Getting stuck did not interrupt her schedule, Raymone said, as she was not doing anything important at the time.
“When the service people got to me I wanted to get out,” said Raymone. “They actually opened the doors at first but then they did something wrong and the doors shut and locked with me inside.”
Emaji Smith, a junior interdisciplinary studies major with concentrations in public health and psychology, said in Neff Hall, the elevators break about once a month. She said it does not interfere with her schedule but it does bother her.
“One time they were both broken,” said Smith. “I am not taking stairs to the fifth floor.”
According to John Sullivan, a junior business marketing major, the elevators in Schwartz Hall break down pretty often but he does not mind.
“It hasn’t really been a problem with me,” said Sullivan. “I don’t mind taking the stairs but they are so far away.”
Tafari Turner, a graduate student getting a master’s in business administration, also lives in Schwartz Hall and said he blames the building’s age.
“I don’t mind when they break cause then I get an extra couple of steps,” said Turner. “I feel like some people are just lazy.”
In North campus the elevators are too slow, said Emily Vilhotti, a junior special education major.
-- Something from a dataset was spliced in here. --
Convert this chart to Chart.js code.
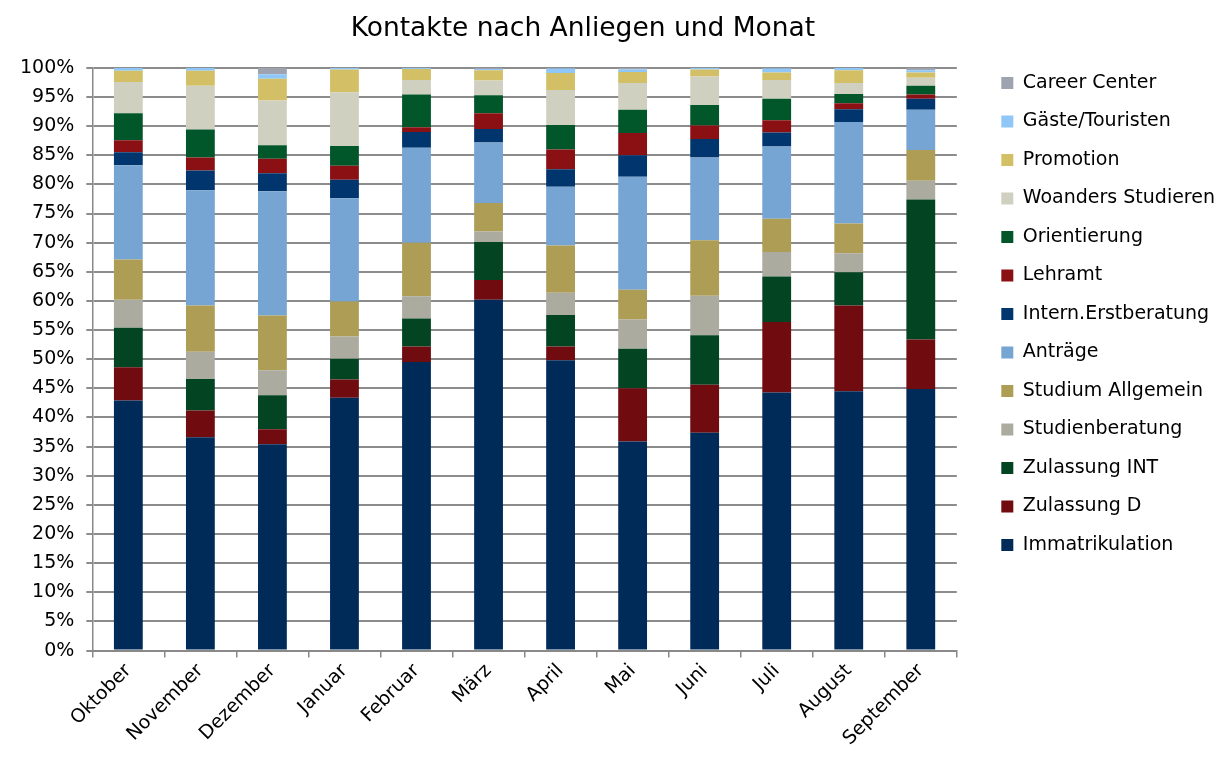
<!DOCTYPE html>
<html>
<head>
<meta charset="utf-8">
<script src="https://cdn.jsdelivr.net/npm/chart.js@4/dist/chart.umd.min.js"></script>
<style>
  html, body { margin: 0; padding: 0; background: #fff; }
  #wrap { width: 1224px; height: 758px; }
</style>
</head>
<body>
<div id="wrap"><canvas id="kontakteChart"></canvas></div>
<script>
// Monate
const months = ['Oktober', 'November', 'Dezember', 'Januar', 'Februar', 'März', 'April', 'Mai', 'Juni', 'Juli', 'August', 'September'];

// Anteile je Anliegen (in %), von unten nach oben gestapelt
const immatrikulation = [42.9, 36.6, 35.4, 43.4, 49.5, 60.2, 49.8, 35.9, 37.4, 44.3, 44.5, 44.9];
const zulassungD = [5.7, 4.6, 2.6, 3.1, 2.7, 3.4, 2.4, 9.1, 8.2, 12.1, 14.7, 8.5];
const zulassungInt = [6.8, 5.4, 5.8, 3.6, 4.8, 6.5, 5.4, 6.8, 8.5, 7.8, 5.7, 24.0];
const studienberatung = [4.8, 4.7, 4.3, 3.8, 3.8, 1.8, 3.8, 5.0, 6.8, 4.2, 3.3, 3.2];
const studiumAllgemein = [6.9, 7.9, 9.4, 6.0, 9.2, 4.9, 8.1, 5.1, 9.5, 5.7, 5.1, 5.3];
const antraege = [16.2, 19.8, 21.3, 17.7, 16.3, 10.4, 10.1, 19.4, 14.2, 12.4, 17.4, 6.9];
const internErstberatung = [2.2, 3.4, 3.1, 3.2, 2.7, 2.3, 3.0, 3.7, 3.2, 2.4, 2.2, 1.9];
const lehramt = [2.05, 2.2, 2.5, 2.4, 0.8, 2.7, 3.4, 3.8, 2.3, 2.1, 1.0, 0.7];
const orientierung = [4.65, 4.8, 2.3, 3.4, 5.6, 3.1, 4.2, 4.0, 3.5, 3.7, 1.6, 1.5];
const woandersStudieren = [5.35, 7.5, 7.7, 9.2, 2.5, 2.5, 6.0, 4.6, 4.9, 3.2, 1.9, 1.4];
const promotion = [1.95, 2.6, 3.7, 3.9, 1.9, 1.8, 2.9, 1.9, 1.2, 1.3, 2.2, 0.9];
const gaesteTouristen = [0.5, 0.5, 0.8, 0.3, 0.2, 0.2, 0.8, 0.4, 0.3, 0.7, 0.4, 0.4];
const careerCenter = [0, 0, 1.1, 0, 0, 0.2, 0.1, 0.3, 0, 0.1, 0, 0.4];

// Achsenbeschriftung
const yTicks = [0, 5, 10, 15, 20, 25, 30, 35, 40, 45, 50, 55, 60, 65, 70, 75, 80, 85, 90, 95, 100];

const series = [
    ['Immatrikulation', immatrikulation, '#002b59'],
    ['Zulassung D', zulassungD, '#700b10'],
    ['Zulassung INT', zulassungInt, '#034522'],
    ['Studienberatung', studienberatung, '#abab9f'],
    ['Studium Allgemein', studiumAllgemein, '#ae9d55'],
    ['Anträge', antraege, '#76a4d3'],
    ['Intern.Erstberatung', internErstberatung, '#00366d'],
    ['Lehramt', lehramt, '#8b1014'],
    ['Orientierung', orientierung, '#02572a'],
    ['Woanders Studieren', woandersStudieren, '#d0d0c0'],
    ['Promotion', promotion, '#d3c066'],
    ['Gäste/Touristen', gaesteTouristen, '#8fc8f8'],
    ['Career Center', careerCenter, '#9fa3b0']
];

const font = 'DejaVu Sans, Verdana, sans-serif';

// Legende etwas weiter nach rechts schieben (Abstand zum Diagramm wie im Original)
const legendShift = {
    id: 'legendShift',
    afterLayout(chart) {
        chart.legend.left += 25;
        chart.legend.right += 25;
    }
};

const ctx = document.getElementById('kontakteChart').getContext('2d');
const kontakteChart = new Chart(ctx, {
    type: 'bar',
    data: {
        labels: months,
        datasets: series.map(s => ({
            label: s[0],
            data: s[1],
            backgroundColor: s[2],
            borderWidth: 0,
            barPercentage: 0.4,
            categoryPercentage: 1
        }))
    },
    options: {
        responsive: true,
        maintainAspectRatio: false,
        animation: false,
        layout: { padding: { left: 8, right: 24, top: 5, bottom: 6 } },
        plugins: {
            title: {
                display: true,
                // nachgestellte Leerzeichen ruecken den Titel etwas nach links
                text: 'Kontakte nach Anliegen und Monat\u00a0\u00a0\u00a0\u00a0\u00a0',
                color: '#000',
                font: { family: font, size: 26.5, weight: 'normal' },
                padding: { top: 8, bottom: 23 }
            },
            legend: {
                position: 'right',
                align: 'start',
                reverse: true,
                title: {
                    display: true,
                    text: ' ',
                    font: { family: font, size: 10 },
                    padding: { top: 0, bottom: 37 }
                },
                labels: {
                    color: '#000',
                    font: { family: font, size: 19 },
                    boxWidth: 12,
                    boxHeight: 12,
                    padding: 19.5
                }
            },
            tooltip: { enabled: false }
        },
        scales: {
            x: {
                stacked: true,
                grid: { drawOnChartArea: false, drawTicks: true, tickLength: 7, color: '#888', lineWidth: 1.5 },
                border: { color: '#888', width: 1.5 },
                ticks: {
                    color: '#000',
                    font: { family: font, size: 19 },
                    minRotation: 45,
                    maxRotation: 45,
                    padding: 2
                }
            },
            y: {
                stacked: true,
                min: 0,
                max: 100,
                afterBuildTicks: axis => { axis.ticks = yTicks.map(v => ({ value: v })); },
                grid: { color: '#8c8c8c', lineWidth: 2, tickLength: 6 },
                border: { color: '#888', width: 1.5 },
                ticks: {
                    color: '#000',
                    font: { family: font, size: 19 },
                    padding: 12,
                    callback: v => v + '%'
                }
            }
        }
    },
    plugins: [legendShift]
});
</script>
</body>
</html>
She said they have broken once since she moved in this semester.
“Sometimes it skips my floor,” said Vilhotti. “I push the button and I hear it go all the way up and all the way back down to the lobby and I have to try again.”
Robert Sheeley, associate vice president for capital budgeting and facilities operations, said the elevators get maintenance from Bay State Elevator.
“We have a maintenance contract with the company,” said Sheeley. “It’s an annual contract that covers all the elevators on our campus,”
According to Bay State Elevator’s website, they have a strong history and the technical experience to service a higher education facility like Southern Connecticut State University.
Sheeley said the problem they are facing now is the age of the buildings on campus. He said the school put money into the capital budget program to replace a few elevators on campus in a few months.
“This summer we will be overhauling three elevators at a cost of $167,000 each,” said Sheeley. “One elevator is in Hickerson and two are in Wilkinson.”
There is a plan in the works to replace all the old elevators, said Sheeley, but they need to prioritize based on urgency. According to him, elevators are hard to work on during the school year because they need to be operational for students.
“There’s economics behind this,” said Sheeley. “Now the contractor doesn’t have to reset for the second one and they don’t need don’t worry about the elevators breaking down or leaving their tools out.”
Sheeley said the school will always come up with the money to maintain the elevators, regardless of budget cuts.
“These are safety issues,” said Sheeley. “We don’t compromise on safety issues. Period.”